On 7/13/06, Volker Haas volker.haas@brainbot.com wrote:
Hi Jack, thanks for your comment about the principle author list. We try to improve that. Sorry for the inconvenience with the contact form - that bug is fixed.
-- Volker
Jack wrote:
You may want to take the minor edit http://en.wikipedia.org/wiki/Help:Minor_edit flag into account when determining the "at least five of the principal authors of the Document".
E.g. in the "USS Nautilus (SSN-571)" article in Tim Cruze's book "Big Science", "Furry" is listed as one of the principal authors, eventho user:Furry only made 2 minor edits on 2005-09-30 to the article (deleting a space and a full stop). user:The Epopt completely rewrote the article on 2004-01-05t23:52:26z, but is not listed as a principal author.
Ignoring edits that were reverted http://en.wikipedia.org/wiki/WP:RV would also improve the authors list.

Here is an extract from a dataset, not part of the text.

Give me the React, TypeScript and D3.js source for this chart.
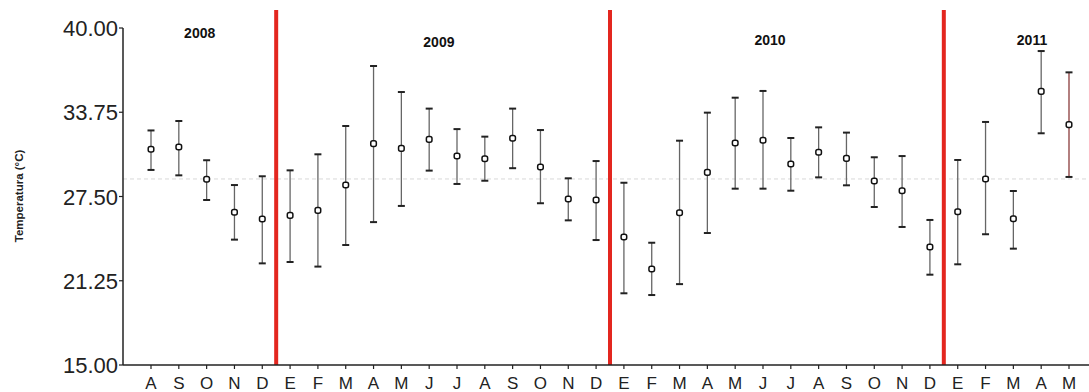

The contact form at http://pediapress.com/contact/ is reporting "500
- Internal Server Error" on send.
foundation-l mailing list foundation-l@wikimedia.org http://mail.wikipedia.org/mailman/listinfo/foundation-l
Hi Erik,
I also thank you for the comments and questions!
Erik Moeller wrote:
- Are you using the highest quality images available for the PDF
generation? Is the quality setting deliberately low? Comparing, for instance, http://upload.wikimedia.org/wikipedia/en/8/8e/Chirpedpulse.jpg with the image used in the PDF under "Wigner quasi-probability distribution", the PDF image seems to have much more pronounced compression artifacts.
We always try using the best image available (in terms of resolution). Currently we restrict the resolution of the images in the book to 150 dpi. This is done to prevent the pdfs to get to large. However, the example you provided indicates that this might be to low. We will check that and decide if we increase the maximum resolution.
- What mechanism do you use to generate the PDF files?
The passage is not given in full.